═════ Supplied data
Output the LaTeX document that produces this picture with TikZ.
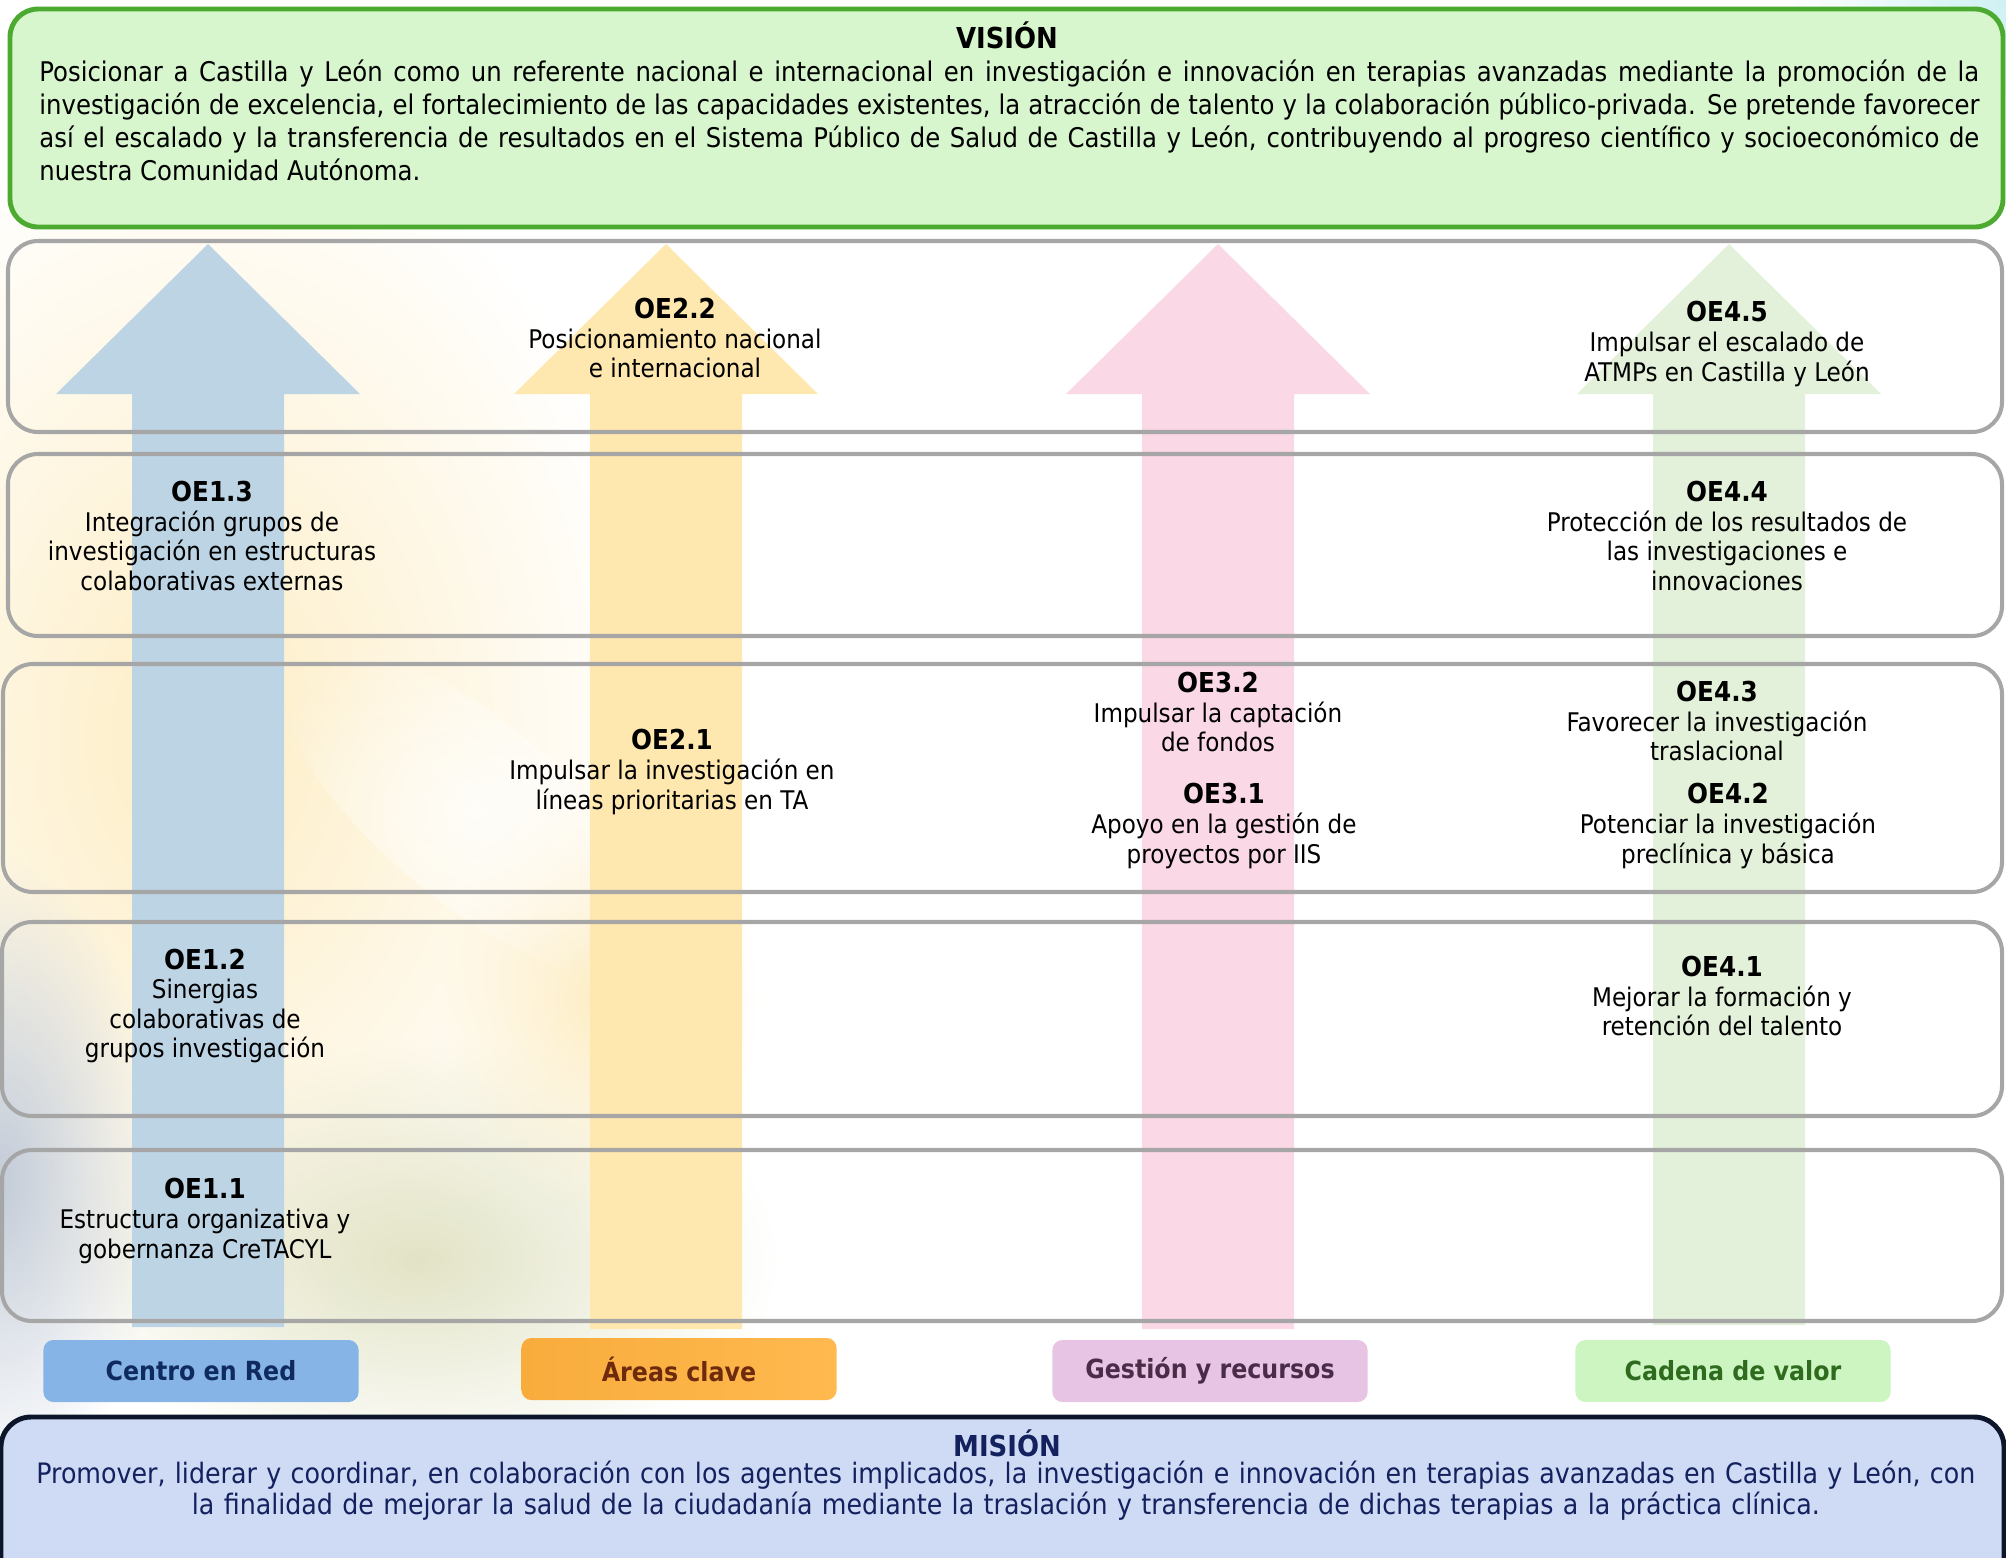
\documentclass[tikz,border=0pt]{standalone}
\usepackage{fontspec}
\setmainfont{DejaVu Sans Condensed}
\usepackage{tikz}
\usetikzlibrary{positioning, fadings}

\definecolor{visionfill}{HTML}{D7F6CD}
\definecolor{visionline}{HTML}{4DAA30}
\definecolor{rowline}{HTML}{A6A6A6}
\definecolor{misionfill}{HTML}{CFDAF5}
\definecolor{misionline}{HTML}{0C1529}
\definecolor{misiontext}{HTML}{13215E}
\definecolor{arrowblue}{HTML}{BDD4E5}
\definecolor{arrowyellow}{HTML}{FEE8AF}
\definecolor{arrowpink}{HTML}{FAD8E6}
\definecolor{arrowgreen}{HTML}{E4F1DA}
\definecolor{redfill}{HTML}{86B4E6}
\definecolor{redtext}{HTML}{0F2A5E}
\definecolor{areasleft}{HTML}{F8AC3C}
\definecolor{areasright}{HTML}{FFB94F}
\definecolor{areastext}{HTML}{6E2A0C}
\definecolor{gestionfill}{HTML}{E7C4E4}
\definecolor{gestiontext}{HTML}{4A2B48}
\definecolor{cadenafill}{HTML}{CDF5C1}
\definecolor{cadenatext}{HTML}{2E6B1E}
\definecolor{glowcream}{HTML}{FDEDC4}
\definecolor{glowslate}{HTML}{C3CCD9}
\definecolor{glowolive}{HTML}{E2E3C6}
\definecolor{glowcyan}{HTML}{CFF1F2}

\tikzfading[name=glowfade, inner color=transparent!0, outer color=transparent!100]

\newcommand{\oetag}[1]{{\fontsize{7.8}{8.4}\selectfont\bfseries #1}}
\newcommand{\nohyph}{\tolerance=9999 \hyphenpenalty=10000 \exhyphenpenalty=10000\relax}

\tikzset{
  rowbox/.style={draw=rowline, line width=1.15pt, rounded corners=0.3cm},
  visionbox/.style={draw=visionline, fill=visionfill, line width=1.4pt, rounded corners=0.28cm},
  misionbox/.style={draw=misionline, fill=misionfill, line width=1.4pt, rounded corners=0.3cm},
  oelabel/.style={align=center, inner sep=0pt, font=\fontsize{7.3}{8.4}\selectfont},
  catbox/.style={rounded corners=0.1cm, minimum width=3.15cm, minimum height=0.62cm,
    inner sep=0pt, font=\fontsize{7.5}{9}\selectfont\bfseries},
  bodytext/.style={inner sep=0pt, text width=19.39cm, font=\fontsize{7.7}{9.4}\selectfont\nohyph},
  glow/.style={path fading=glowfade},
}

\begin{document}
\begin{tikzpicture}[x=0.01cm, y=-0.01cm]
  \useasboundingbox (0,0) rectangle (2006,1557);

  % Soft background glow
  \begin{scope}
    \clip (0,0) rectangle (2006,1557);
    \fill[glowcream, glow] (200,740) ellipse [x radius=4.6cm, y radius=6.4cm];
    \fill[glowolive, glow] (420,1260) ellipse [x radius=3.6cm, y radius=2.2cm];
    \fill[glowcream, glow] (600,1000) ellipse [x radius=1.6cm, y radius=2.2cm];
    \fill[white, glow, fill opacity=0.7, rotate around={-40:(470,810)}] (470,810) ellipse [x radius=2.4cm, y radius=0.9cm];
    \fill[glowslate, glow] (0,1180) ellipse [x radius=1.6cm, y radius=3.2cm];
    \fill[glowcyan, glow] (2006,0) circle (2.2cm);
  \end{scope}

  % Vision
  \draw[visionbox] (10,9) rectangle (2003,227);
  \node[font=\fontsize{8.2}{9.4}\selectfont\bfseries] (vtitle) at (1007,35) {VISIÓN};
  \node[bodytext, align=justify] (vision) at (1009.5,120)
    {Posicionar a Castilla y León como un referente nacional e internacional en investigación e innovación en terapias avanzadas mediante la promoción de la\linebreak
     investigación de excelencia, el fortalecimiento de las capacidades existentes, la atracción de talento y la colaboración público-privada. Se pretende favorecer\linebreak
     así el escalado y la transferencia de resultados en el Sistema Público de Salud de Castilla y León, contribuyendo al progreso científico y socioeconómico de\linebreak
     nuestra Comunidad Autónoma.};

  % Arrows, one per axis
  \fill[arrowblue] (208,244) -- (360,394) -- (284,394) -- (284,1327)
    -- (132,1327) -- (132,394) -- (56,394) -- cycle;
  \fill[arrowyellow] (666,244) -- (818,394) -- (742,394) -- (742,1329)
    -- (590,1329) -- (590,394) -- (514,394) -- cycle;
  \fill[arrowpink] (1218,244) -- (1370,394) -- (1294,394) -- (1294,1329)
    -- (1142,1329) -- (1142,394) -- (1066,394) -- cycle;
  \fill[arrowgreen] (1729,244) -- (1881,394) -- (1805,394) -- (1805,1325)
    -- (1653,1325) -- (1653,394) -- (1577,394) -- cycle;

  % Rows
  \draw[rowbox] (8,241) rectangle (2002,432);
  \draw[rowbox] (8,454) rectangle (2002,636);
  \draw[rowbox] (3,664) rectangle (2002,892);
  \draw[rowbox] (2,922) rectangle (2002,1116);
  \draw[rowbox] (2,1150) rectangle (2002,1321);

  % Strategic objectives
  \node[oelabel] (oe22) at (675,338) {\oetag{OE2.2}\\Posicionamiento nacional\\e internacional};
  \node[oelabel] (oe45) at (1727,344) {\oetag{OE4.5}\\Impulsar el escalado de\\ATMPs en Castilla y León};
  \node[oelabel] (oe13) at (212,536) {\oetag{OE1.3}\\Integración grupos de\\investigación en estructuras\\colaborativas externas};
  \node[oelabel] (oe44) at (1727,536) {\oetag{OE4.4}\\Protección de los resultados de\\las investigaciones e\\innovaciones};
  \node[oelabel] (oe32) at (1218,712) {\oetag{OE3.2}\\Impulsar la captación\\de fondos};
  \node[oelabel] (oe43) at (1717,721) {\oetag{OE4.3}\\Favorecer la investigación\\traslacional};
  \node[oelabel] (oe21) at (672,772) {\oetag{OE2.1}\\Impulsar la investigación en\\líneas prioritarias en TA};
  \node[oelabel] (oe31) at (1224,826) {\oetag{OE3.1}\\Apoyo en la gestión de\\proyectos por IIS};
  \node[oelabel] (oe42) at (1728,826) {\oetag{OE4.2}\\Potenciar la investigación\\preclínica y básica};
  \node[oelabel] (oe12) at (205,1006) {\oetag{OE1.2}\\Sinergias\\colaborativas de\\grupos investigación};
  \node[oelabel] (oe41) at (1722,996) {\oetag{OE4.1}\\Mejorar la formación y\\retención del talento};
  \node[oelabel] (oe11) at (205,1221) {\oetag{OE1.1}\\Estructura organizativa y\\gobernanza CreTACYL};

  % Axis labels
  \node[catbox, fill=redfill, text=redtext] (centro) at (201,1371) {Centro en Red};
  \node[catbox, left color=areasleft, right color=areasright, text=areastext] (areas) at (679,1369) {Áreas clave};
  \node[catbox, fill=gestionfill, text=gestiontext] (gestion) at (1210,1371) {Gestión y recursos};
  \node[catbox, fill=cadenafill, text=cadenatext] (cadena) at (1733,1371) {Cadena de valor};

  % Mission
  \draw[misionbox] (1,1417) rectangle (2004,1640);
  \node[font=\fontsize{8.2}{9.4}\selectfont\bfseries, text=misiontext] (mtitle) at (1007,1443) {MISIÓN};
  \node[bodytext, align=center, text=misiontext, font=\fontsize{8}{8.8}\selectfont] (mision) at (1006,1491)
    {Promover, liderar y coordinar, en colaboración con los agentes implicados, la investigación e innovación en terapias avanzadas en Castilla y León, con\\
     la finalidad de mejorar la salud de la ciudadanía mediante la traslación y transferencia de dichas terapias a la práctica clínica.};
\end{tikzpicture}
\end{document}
══════════
*Written problem*
Go through the listing above and write it out again exactly, dropping the pictures.

*Exercise result*
Output the LaTeX document that produces this picture with TikZ.
\documentclass[tikz,border=0pt]{standalone}
\usepackage{fontspec}
\setmainfont{DejaVu Sans Condensed}
\usepackage{tikz}
\usetikzlibrary{positioning, fadings}

\definecolor{visionfill}{HTML}{D7F6CD}
\definecolor{visionline}{HTML}{4DAA30}
\definecolor{rowline}{HTML}{A6A6A6}
\definecolor{misionfill}{HTML}{CFDAF5}
\definecolor{misionline}{HTML}{0C1529}
\definecolor{misiontext}{HTML}{13215E}
\definecolor{arrowblue}{HTML}{BDD4E5}
\definecolor{arrowyellow}{HTML}{FEE8AF}
\definecolor{arrowpink}{HTML}{FAD8E6}
\definecolor{arrowgreen}{HTML}{E4F1DA}
\definecolor{redfill}{HTML}{86B4E6}
\definecolor{redtext}{HTML}{0F2A5E}
\definecolor{areasleft}{HTML}{F8AC3C}
\definecolor{areasright}{HTML}{FFB94F}
\definecolor{areastext}{HTML}{6E2A0C}
\definecolor{gestionfill}{HTML}{E7C4E4}
\definecolor{gestiontext}{HTML}{4A2B48}
\definecolor{cadenafill}{HTML}{CDF5C1}
\definecolor{cadenatext}{HTML}{2E6B1E}
\definecolor{glowcream}{HTML}{FDEDC4}
\definecolor{glowslate}{HTML}{C3CCD9}
\definecolor{glowolive}{HTML}{E2E3C6}
\definecolor{glowcyan}{HTML}{CFF1F2}

\tikzfading[name=glowfade, inner color=transparent!0, outer color=transparent!100]

\newcommand{\oetag}[1]{{\fontsize{7.8}{8.4}\selectfont\bfseries #1}}
\newcommand{\nohyph}{\tolerance=9999 \hyphenpenalty=10000 \exhyphenpenalty=10000\relax}

\tikzset{
  rowbox/.style={draw=rowline, line width=1.15pt, rounded corners=0.3cm},
  visionbox/.style={draw=visionline, fill=visionfill, line width=1.4pt, rounded corners=0.28cm},
  misionbox/.style={draw=misionline, fill=misionfill, line width=1.4pt, rounded corners=0.3cm},
  oelabel/.style={align=center, inner sep=0pt, font=\fontsize{7.3}{8.4}\selectfont},
  catbox/.style={rounded corners=0.1cm, minimum width=3.15cm, minimum height=0.62cm,
    inner sep=0pt, font=\fontsize{7.5}{9}\selectfont\bfseries},
  bodytext/.style={inner sep=0pt, text width=19.39cm, font=\fontsize{7.7}{9.4}\selectfont\nohyph},
  glow/.style={path fading=glowfade},
}

\begin{document}
\begin{tikzpicture}[x=0.01cm, y=-0.01cm]
  \useasboundingbox (0,0) rectangle (2006,1557);

  % Soft background glow
  \begin{scope}
    \clip (0,0) rectangle (2006,1557);
    \fill[glowcream, glow] (200,740) ellipse [x radius=4.6cm, y radius=6.4cm];
    \fill[glowolive, glow] (420,1260) ellipse [x radius=3.6cm, y radius=2.2cm];
    \fill[glowcream, glow] (600,1000) ellipse [x radius=1.6cm, y radius=2.2cm];
    \fill[white, glow, fill opacity=0.7, rotate around={-40:(470,810)}] (470,810) ellipse [x radius=2.4cm, y radius=0.9cm];
    \fill[glowslate, glow] (0,1180) ellipse [x radius=1.6cm, y radius=3.2cm];
    \fill[glowcyan, glow] (2006,0) circle (2.2cm);
  \end{scope}

  % Vision
  \draw[visionbox] (10,9) rectangle (2003,227);
  \node[font=\fontsize{8.2}{9.4}\selectfont\bfseries] (vtitle) at (1007,35) {VISIÓN};
  \node[bodytext, align=justify] (vision) at (1009.5,120)
    {Posicionar a Castilla y León como un referente nacional e internacional en investigación e innovación en terapias avanzadas mediante la promoción de la\linebreak
     investigación de excelencia, el fortalecimiento de las capacidades existentes, la atracción de talento y la colaboración público-privada. Se pretende favorecer\linebreak
     así el escalado y la transferencia de resultados en el Sistema Público de Salud de Castilla y León, contribuyendo al progreso científico y socioeconómico de\linebreak
     nuestra Comunidad Autónoma.};

  % Arrows, one per axis
  \fill[arrowblue] (208,244) -- (360,394) -- (284,394) -- (284,1327)
    -- (132,1327) -- (132,394) -- (56,394) -- cycle;
  \fill[arrowyellow] (666,244) -- (818,394) -- (742,394) -- (742,1329)
    -- (590,1329) -- (590,394) -- (514,394) -- cycle;
  \fill[arrowpink] (1218,244) -- (1370,394) -- (1294,394) -- (1294,1329)
    -- (1142,1329) -- (1142,394) -- (1066,394) -- cycle;
  \fill[arrowgreen] (1729,244) -- (1881,394) -- (1805,394) -- (1805,1325)
    -- (1653,1325) -- (1653,394) -- (1577,394) -- cycle;

  % Rows
  \draw[rowbox] (8,241) rectangle (2002,432);
  \draw[rowbox] (8,454) rectangle (2002,636);
  \draw[rowbox] (3,664) rectangle (2002,892);
  \draw[rowbox] (2,922) rectangle (2002,1116);
  \draw[rowbox] (2,1150) rectangle (2002,1321);

  % Strategic objectives
  \node[oelabel] (oe22) at (675,338) {\oetag{OE2.2}\\Posicionamiento nacional\\e internacional};
  \node[oelabel] (oe45) at (1727,344) {\oetag{OE4.5}\\Impulsar el escalado de\\ATMPs en Castilla y León};
  \node[oelabel] (oe13) at (212,536) {\oetag{OE1.3}\\Integración grupos de\\investigación en estructuras\\colaborativas externas};
  \node[oelabel] (oe44) at (1727,536) {\oetag{OE4.4}\\Protección de los resultados de\\las investigaciones e\\innovaciones};
  \node[oelabel] (oe32) at (1218,712) {\oetag{OE3.2}\\Impulsar la captación\\de fondos};
  \node[oelabel] (oe43) at (1717,721) {\oetag{OE4.3}\\Favorecer la investigación\\traslacional};
  \node[oelabel] (oe21) at (672,772) {\oetag{OE2.1}\\Impulsar la investigación en\\líneas prioritarias en TA};
  \node[oelabel] (oe31) at (1224,826) {\oetag{OE3.1}\\Apoyo en la gestión de\\proyectos por IIS};
  \node[oelabel] (oe42) at (1728,826) {\oetag{OE4.2}\\Potenciar la investigación\\preclínica y básica};
  \node[oelabel] (oe12) at (205,1006) {\oetag{OE1.2}\\Sinergias\\colaborativas de\\grupos investigación};
  \node[oelabel] (oe41) at (1722,996) {\oetag{OE4.1}\\Mejorar la formación y\\retención del talento};
  \node[oelabel] (oe11) at (205,1221) {\oetag{OE1.1}\\Estructura organizativa y\\gobernanza CreTACYL};

  % Axis labels
  \node[catbox, fill=redfill, text=redtext] (centro) at (201,1371) {Centro en Red};
  \node[catbox, left color=areasleft, right color=areasright, text=areastext] (areas) at (679,1369) {Áreas clave};
  \node[catbox, fill=gestionfill, text=gestiontext] (gestion) at (1210,1371) {Gestión y recursos};
  \node[catbox, fill=cadenafill, text=cadenatext] (cadena) at (1733,1371) {Cadena de valor};

  % Mission
  \draw[misionbox] (1,1417) rectangle (2004,1640);
  \node[font=\fontsize{8.2}{9.4}\selectfont\bfseries, text=misiontext] (mtitle) at (1007,1443) {MISIÓN};
  \node[bodytext, align=center, text=misiontext, font=\fontsize{8}{8.8}\selectfont] (mision) at (1006,1491)
    {Promover, liderar y coordinar, en colaboración con los agentes implicados, la investigación e innovación en terapias avanzadas en Castilla y León, con\\
     la finalidad de mejorar la salud de la ciudadanía mediante la traslación y transferencia de dichas terapias a la práctica clínica.};
\end{tikzpicture}
\end{document}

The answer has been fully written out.